Anne-Sophie Lechevallier
Pendant que les Etats tergiversent, les sociétés haussent d’un cran leurs ambitions en matière d’écologie.
Au bas du document, quelque 180 signatures manuscrites, dont celles de Tim Cook chez Apple, de Jeff Bezos chez Amazon, de David Solomon chez Goldman Sachs, des dirigeants de Coca-Cola, de Boeing, d’Exxon, de Ford... Tous membres du lobby Business Roundtable, ces P-DG de multinationales américaines ont adopté l’été dernier une nouvelle déclaration sur la raison d’être des sociétés. Fini le temps où les seuls actionnaires étaient la priorité. Ce sera désormais le cas des clients, des employés, des fournisseurs, des communautés... Les temps changent dans le capitalisme américain –à tout le moins dans son discours.
En France, cela fait près de vingt ans que les entreprises sont appelées à considérer les conséquences environnementales et sociales de leurs activités. Dès 2001, par exemple, une loi obligeait les sociétés cotées en Bourse à publier un rapport sur leur politique RSE -Responsabilité sociale et environnementale. Mais nombre d’entre elles s’étaient arrêtées aux vœux pieux. Jusqu’au récent sursaut, que beaucoup datent de l’accord de Paris, en 2015.
« On pouvait craindre un effet de mode, mais c’est un réel changement de marché, assure Louis Douady, directeur de la responsabilité sociétale d’entreprise (RSE) chez Natixis. La plupart de nos clients ont développé une sensibilité aux sujets environnementaux, la réglementation se durcit et nous avons conscience de l’impact direct de nos financements dans la lutte contre le réchauffement climatique. »
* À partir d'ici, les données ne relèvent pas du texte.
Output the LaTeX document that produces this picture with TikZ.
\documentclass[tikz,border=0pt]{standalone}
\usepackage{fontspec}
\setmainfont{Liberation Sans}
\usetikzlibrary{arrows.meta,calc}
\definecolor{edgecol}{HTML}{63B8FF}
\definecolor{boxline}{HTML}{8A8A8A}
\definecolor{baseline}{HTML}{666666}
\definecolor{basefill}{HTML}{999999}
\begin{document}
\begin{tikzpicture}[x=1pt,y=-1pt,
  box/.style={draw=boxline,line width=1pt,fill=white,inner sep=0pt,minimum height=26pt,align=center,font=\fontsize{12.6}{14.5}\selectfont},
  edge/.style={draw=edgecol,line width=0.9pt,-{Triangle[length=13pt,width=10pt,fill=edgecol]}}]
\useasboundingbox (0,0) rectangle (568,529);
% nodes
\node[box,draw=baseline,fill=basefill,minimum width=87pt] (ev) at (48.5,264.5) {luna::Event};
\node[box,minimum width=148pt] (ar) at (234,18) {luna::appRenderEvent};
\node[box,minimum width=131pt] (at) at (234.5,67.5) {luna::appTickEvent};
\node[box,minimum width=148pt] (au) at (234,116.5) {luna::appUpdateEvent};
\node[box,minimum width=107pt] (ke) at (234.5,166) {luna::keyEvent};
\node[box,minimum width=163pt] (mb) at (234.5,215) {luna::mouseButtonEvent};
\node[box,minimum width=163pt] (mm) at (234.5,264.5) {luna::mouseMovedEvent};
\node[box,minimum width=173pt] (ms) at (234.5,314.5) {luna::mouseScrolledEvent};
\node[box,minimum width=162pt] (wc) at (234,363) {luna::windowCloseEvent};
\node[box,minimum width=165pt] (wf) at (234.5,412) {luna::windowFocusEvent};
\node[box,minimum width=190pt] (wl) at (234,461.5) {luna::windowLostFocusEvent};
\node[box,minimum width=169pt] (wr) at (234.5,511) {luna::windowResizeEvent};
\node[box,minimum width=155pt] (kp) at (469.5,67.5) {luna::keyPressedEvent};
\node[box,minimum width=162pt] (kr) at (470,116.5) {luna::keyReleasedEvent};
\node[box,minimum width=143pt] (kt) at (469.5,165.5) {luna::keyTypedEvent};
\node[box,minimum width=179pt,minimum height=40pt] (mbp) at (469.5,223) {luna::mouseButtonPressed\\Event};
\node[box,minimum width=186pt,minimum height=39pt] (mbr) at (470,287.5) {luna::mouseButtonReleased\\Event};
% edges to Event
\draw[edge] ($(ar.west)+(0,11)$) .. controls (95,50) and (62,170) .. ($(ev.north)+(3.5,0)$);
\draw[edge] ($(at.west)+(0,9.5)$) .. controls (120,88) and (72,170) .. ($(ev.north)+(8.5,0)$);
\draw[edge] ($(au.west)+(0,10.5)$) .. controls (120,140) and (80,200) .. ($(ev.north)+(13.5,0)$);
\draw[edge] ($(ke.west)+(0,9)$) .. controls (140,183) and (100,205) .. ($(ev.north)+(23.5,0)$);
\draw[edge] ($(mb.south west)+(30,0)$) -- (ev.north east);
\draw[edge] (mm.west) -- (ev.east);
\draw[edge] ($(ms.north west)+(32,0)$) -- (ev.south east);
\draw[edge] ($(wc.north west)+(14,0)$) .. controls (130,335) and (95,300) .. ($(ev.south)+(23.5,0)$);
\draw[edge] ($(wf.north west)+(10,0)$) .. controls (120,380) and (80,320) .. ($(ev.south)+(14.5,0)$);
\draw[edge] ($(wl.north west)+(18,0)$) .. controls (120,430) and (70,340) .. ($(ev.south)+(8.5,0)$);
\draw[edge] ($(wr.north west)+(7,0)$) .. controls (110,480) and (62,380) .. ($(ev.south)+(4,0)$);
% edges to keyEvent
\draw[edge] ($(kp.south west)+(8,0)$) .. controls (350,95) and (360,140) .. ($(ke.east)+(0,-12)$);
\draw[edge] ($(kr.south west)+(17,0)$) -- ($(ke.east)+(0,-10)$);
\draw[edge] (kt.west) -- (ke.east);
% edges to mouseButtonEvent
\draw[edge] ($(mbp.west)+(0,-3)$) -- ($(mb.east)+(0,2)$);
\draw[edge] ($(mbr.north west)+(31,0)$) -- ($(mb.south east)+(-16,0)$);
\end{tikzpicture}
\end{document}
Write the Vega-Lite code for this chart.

Aurélie Motta-Rivey, qui vient de cofonder Societer, un cabinet de conseil aux dirigeants sur le leadership durable, explique : « Pendant longtemps les entreprises ont traité la question de la RSE à côté du business, en créant par exemple des fondations. Elles ont désormais compris que, pour avoir de l’impact, il convient de placer un engagement sociétal au cœur de leur stratégie. » Et de prendre comme exemple la présence de P-DG français à la dernière assemblée générale des Nations unies à New York: « Les Nations Unies savent que, faute de moyens financiers et de capacité à déployer concrètement la transformation, elles n’atteindront pas seules les objectifs de développement durable d’ici 2030. Le secteur privé peut les y aider. » De leur côté, les entreprises y joueraient leur survie, comme l’a écrit cette année Larry Fink, le patron du fonds BlackRock dans sa lettre aux PDG en début d’année : celles « qui ignorent leurs responsabilités envers les parties prenantes trébuchent et échouent ».
Les initiatives « vertes » se multiplient. A partir du 1er janvier, Air France consacrera « plusieurs millions d’euros » à compenser la totalité des émissions de ses 450 vols domestiques quotidiens, en finançant des projets dans le monde entier. Les banques prennent, elles, des engagements pour réduire leur participation aux activités liées au charbon. Le Crédit agricole a été félicité par Oxfam et Les Amis de la Terre pour sa décision de sortir du charbon d’ici à 2050. « Certains acteurs montrent la voie, mais tous ne sont pas prêts à renoncer à des clients, constate Alexandre Poidatz, spécialiste du financement de la transition énergétique chez Oxfam. L’Etat se défausse sur l’autorégulation des entreprises. Il existe encore une dissonance entre les discours sur la volonté d’enclencher la transition énergétique et les actes. » Louis Douady considère que «plutôt que d’être dans une logique d’exclusion, il vaut mieux accompagner les acteurs, y compris les pollueurs, dans la sortie des énergies les plus émettrices ». Natixis a installé en septembre son « Green Weighting Factor ». « Cet outil de mesure attribue une couleur aux projets selon leur impact sur l’environnement, une couleur qui module, à la hausse ou à la baisse, la rentabilité attendue de chaque financement », explique Louis Douady.
Cependant, le greenwashing n’a pas subitement disparu. Ainsi, le fonds souverain norvégien, le plus important au monde avec plus de 1000 milliards de dollars d’actifs grâce aux revenus pétroliers du pays, avait annoncé se débarrasser de ses investissements dans le pétrole... avant de se raviser et de ne se séparer, selon Bloomberg, que de 5,7 milliards de dollars d’actifs sur 37 milliards concernés. Les efforts pour limiter le réchauffement climatique attendront.